Этот день запомнился всем горожанам. Полки выстроились от лавры до Зимнего дворца. Как писал Николай Греч, «гвардия стояла по обеим сторонам Невского проспекта. Между великанами гренадерами, в изящных светло-зеленых мундирах с великолепными касками, теснились переведенные в гвардию мелкие гатчинские солдаты в смешном наряде пруссаков Семилетней войны». В тот день был достаточно сильный мороз. Императорскую корону Павел назначил нести графу Алексею Орлову, одному из убийц Петра III. Уверяют, что перед началом процессии граф рыдал в темном углу церкви, не в силах прийти в себя.
Медленное шествие прошло по плану. Потом из Зимнего дворца останки Петра III вместе с останками Екатерины II были перенесены в Петропавловский собор, где их окончательно предали земле.
А в XIX столетии одной из самых заметных стала процессия, провожавшая в последний путь Федора Михайловича Достоевского. Хоронили в лавре и Петра Ильича Чайковского – тоже при стечении десятков тысяч человек, – да и многих выдающихся деятелей русской истории и культуры. Не случайно одно из кладбищ лавры называется ныне Некрополем мастеров искусств.
А некоторые траурные шествия, вошедшие в историю, но не упомянутые в этой главе, мы еще вспомним…
Исторические лица
Пора нам войти в Александро-Невскую лавру: без прогулки по ее некрополям в этой книге не обойтись.

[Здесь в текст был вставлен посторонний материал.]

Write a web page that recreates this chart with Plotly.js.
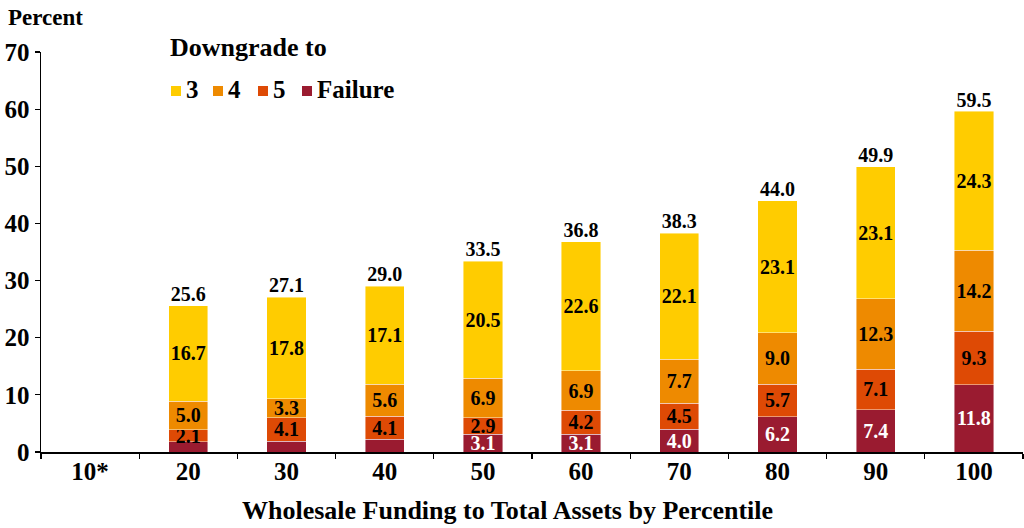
<!DOCTYPE html>
<html>
<head>
<meta charset="utf-8">
<script src="https://cdn.plot.ly/plotly-3.0.1.min.js"></script>
<style>html,body{margin:0;padding:0;background:#fff;}#chart{width:1024px;height:528px;}</style>
</head>
<body>
<div id="chart"></div>
<script>
const categories = ['10*','20','30','40','50','60','70','80','90','100'];
const down3   = [null,16.7,17.8,17.1,20.5,22.6,22.1,23.1,23.1,24.3];
const down4   = [null,5.0,3.3,5.6,6.9,6.9,7.7,9.0,12.3,14.2];
const down5   = [null,2.1,4.1,4.1,2.9,4.2,4.5,5.7,7.1,9.3];
const failure = [null,1.8,1.9,2.2,3.1,3.1,4.0,6.2,7.4,11.8];
const totals  = [null,25.6,27.1,29.0,33.5,36.8,38.3,44.0,49.9,59.5];
const failureLabelShown = [false,false,false,false,true,true,true,true,true,true];
const seriesNames = ['3','4','5','Failure'];
const colors = ['#FFCC00','#EE8A00','#DE4A05','#9A1B30'];

const FONT = '"Liberation Serif", "DejaVu Serif", serif';
const fmt = v => (v == null ? '' : v.toFixed(1));

function barTrace(vals, name, color, textColor, shown) {
  return {
    type: 'bar', x: categories, y: vals, name: name,
    marker: {color: color, line: {color: 'rgba(255,255,255,0.55)', width: 0.8}},
    text: vals.map((v, i) => (shown && !shown[i]) ? '' : fmt(v)),
    textposition: 'inside', insidetextanchor: 'middle', textangle: 0,
    constraintext: 'none',
    textfont: {family: FONT, size: 20, weight: 'bold', color: textColor},
    hoverinfo: 'skip', showlegend: false
  };
}

const data = [
  barTrace(failure, seriesNames[3], colors[3], '#ffffff', failureLabelShown),
  barTrace(down5, seriesNames[2], colors[2], '#000000'),
  barTrace(down4, seriesNames[1], colors[1], '#000000'),
  barTrace(down3, seriesNames[0], colors[0], '#000000'),
  {
    type: 'scatter', mode: 'text', x: categories, y: totals,
    text: totals.map(fmt), textposition: 'top center',
    textfont: {family: FONT, size: 20, weight: 'bold', color: '#000'},
    cliponaxis: false, showlegend: false, hoverinfo: 'skip'
  }
];

const legendX = [171, 213, 258, 302];
const legendY = 91;
const W = 1024, H = 528, L = 41, R = 1, T = 52, B = 76;
const px = x => (x - L) / (W - L - R);
const py = y => (H - B - y) / (H - T - B);

const shapes = [];
const annotations = [];
seriesNames.forEach((n, i) => {
  shapes.push({type: 'rect', xref: 'paper', yref: 'paper',
    x0: px(legendX[i]), x1: px(legendX[i] + 10), y0: py(legendY + 5), y1: py(legendY - 5),
    fillcolor: colors[i], line: {width: 0}});
  annotations.push({xref: 'paper', yref: 'paper', x: px(legendX[i] + 13), y: py(legendY - 2),
    xanchor: 'left', yanchor: 'middle', showarrow: false, text: n,
    font: {family: FONT, size: 25, weight: 'bold', color: '#000'}});
});
annotations.push({xref: 'paper', yref: 'paper', x: px(168), y: py(47), xanchor: 'left', yanchor: 'middle',
  showarrow: false, text: 'Downgrade to', font: {family: FONT, size: 26, weight: 'bold', color: '#000'}});
annotations.push({xref: 'paper', yref: 'paper', x: px(6), y: py(17), xanchor: 'left', yanchor: 'middle',
  showarrow: false, text: 'Percent', font: {family: FONT, size: 23, weight: 'bold', color: '#000'}});
annotations.push({xref: 'paper', yref: 'paper', x: px(507), y: py(510), xanchor: 'center', yanchor: 'middle',
  showarrow: false, text: 'Wholesale Funding to Total Assets by Percentile',
  font: {family: FONT, size: 26, weight: 'bold', color: '#000'}});

const layout = {
  width: W, height: H,
  margin: {l: L, r: R, t: T, b: B, pad: 0},
  paper_bgcolor: '#fff', plot_bgcolor: '#fff',
  barmode: 'stack', bargap: 0.6,
  showlegend: false,
  font: {family: FONT, color: '#000'},
  xaxis: {
    type: 'category', categoryorder: 'array', categoryarray: categories,
    showline: true, linecolor: '#000', linewidth: 2,
    ticks: 'outside', tickson: 'boundaries', ticklen: 5, tickwidth: 1.2, tickcolor: '#000',
    ticklabelstandoff: -4,
    tickfont: {family: FONT, size: 25, weight: 'bold', color: '#000'},
    showgrid: false, zeroline: false, fixedrange: true
  },
  yaxis: {
    range: [0, 70], tickvals: [0,10,20,30,40,50,60,70],
    showline: true, linecolor: '#000', linewidth: 1.5,
    ticks: 'outside', ticklen: 5, tickwidth: 1.2, tickcolor: '#000',
    tickfont: {family: FONT, size: 25, weight: 'bold', color: '#000'},
    showgrid: false, zeroline: false, fixedrange: true
  },
  shapes: shapes,
  annotations: annotations
};

Plotly.newPlot('chart', data, layout, {staticPlot: true, displayModeBar: false});
</script>
</body>
</html>
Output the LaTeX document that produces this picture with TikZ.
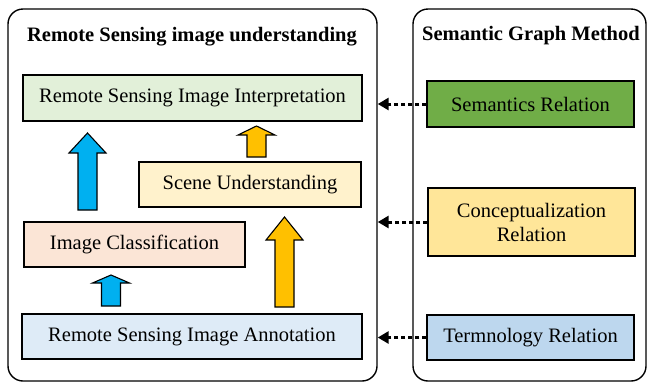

Сегодня в лавре шесть некрополей и усыпальниц, хотя когда-то мест последнего упокоения здесь насчитывалось больше. В лавре действовали полтора десятка храмов, и часть из них использовалась как усыпальницы. Некоторые из храмов до наших дней не сохранились, а какие-то дожили в искалеченном виде – как знаменитая Свято-Духовская церковь, где был погребен генерал-губернатор Северной столицы Михаил Андреевич Милорадович и где отпевали Федора Михайловича Достоевского…
Ну а мы начнем с благополучно существующей и сегодня Лазаревской усыпальницы. Этот храм давно стал усыпальницей, и за всю его историю здесь было похоронено около пятидесяти петербуржцев. В их числе и знаменитая Прасковья Ковалева-Жемчугова, крепостная актриса, ставшая женой графа Николая Петровича Шереметева.
Сохранилось описание ее погребального шествия, пышность которого вряд ли уступала похоронам Ягужинского. За воротами Фонтанного дома Шереметевых приготовлена была «печальная колесница с балдахином», на нее поставили гроб, покрыв его золотым глазетовым покровом. И началось шествие, которое открывали «офицер полицейский верхом и два полицейские офицера пешие». За ними следовали певчие, «двенадцать священников по два в ряд», митрополичий хор и духовные лица с образами, два архиепископа и сам митрополит. Потом ехала траурная колесница, запряженная шестеркой лошадей, а по обеим ее сторонам «шли в черных епанчах, распущенных шляпах с флером 24 человека с зажженными факелами по 12 на стороне…» Неудивительно, что публики на Невском было «многолюднейшее стечение», и полиция принимала все меры, чтобы избежать давки.
В Троицком соборе лавры гроб был установлен на катафалк. А на следующий день после отпевания состоялось погребение в Лазаревской церкви…
Среди похороненных в Лазаревской усыпальнице – и адмирал Александр Семенович Шишков, знаменитый современник Пушкина и его оппонент на литературном поприще. В частности, Шишков много боролся за чистоту русского языка и считал необходимым исключить из него иностранные заимствованния. Вместо слова «аудитория», например, он предлагал говорить «слушалище», вместо «оратор» – «краснослов», вместо «биллиард» – «шарокат», вместо «калоши» – «мокроступы». Адмирал нещадно критиковал писателей, которые «безобразят язык свой введением в него иностранных слов, таковых, например, как моральный, эстетический, сцена, гармония, акция, энтузиазм, катастрофа».

А. С. Шишков
Правда, и у самого Шишкова случались оплошности на этой почве. Современник записал забавный диалог между адмиралом и его коллегой по Российской академии, в которой Александр Семенович числился президентом. Говорили о чистоте языка, и собеседник Шишкова заметил:
– Вы же и сами изволили ввести иноземное слово в Устав Академии!
– Какое?
– Президент.
Шишков помолчал и сказал:
– Так пиши, брат, в скобках «председатель» после слова «президент».
…Похороны Шишкова в лавре собрали много народу. Друг Пушкина Петр Вяземский писал тогда в своей записной книжке:
«Отпевали Шишкова в Невском. Народа и сановников было довольно… Шишков был и не умный человек, и не автор с дарованием, но человек с постоянною волею, с мыслию… герой двух слогов – старого и нового, кричал, писал всегда об одном, словом, имел личность свою и потому создал себе место в литературном и даже государственном нашем мире. А у нас люди эти редки, и потому Шишков у нас все-таки историческое лицо».
Исторических лиц похоронено в Лазаревской усыпальнице немало. Как правило, это члены титулованных семейств – Виельгорские, Дашковы, Строгановы, Шереметевы… В их числе и фельдмаршал Борис Шереметев, и министр юстиции Дмитрий Дашков (еще один друг Пушкина), да и не только они.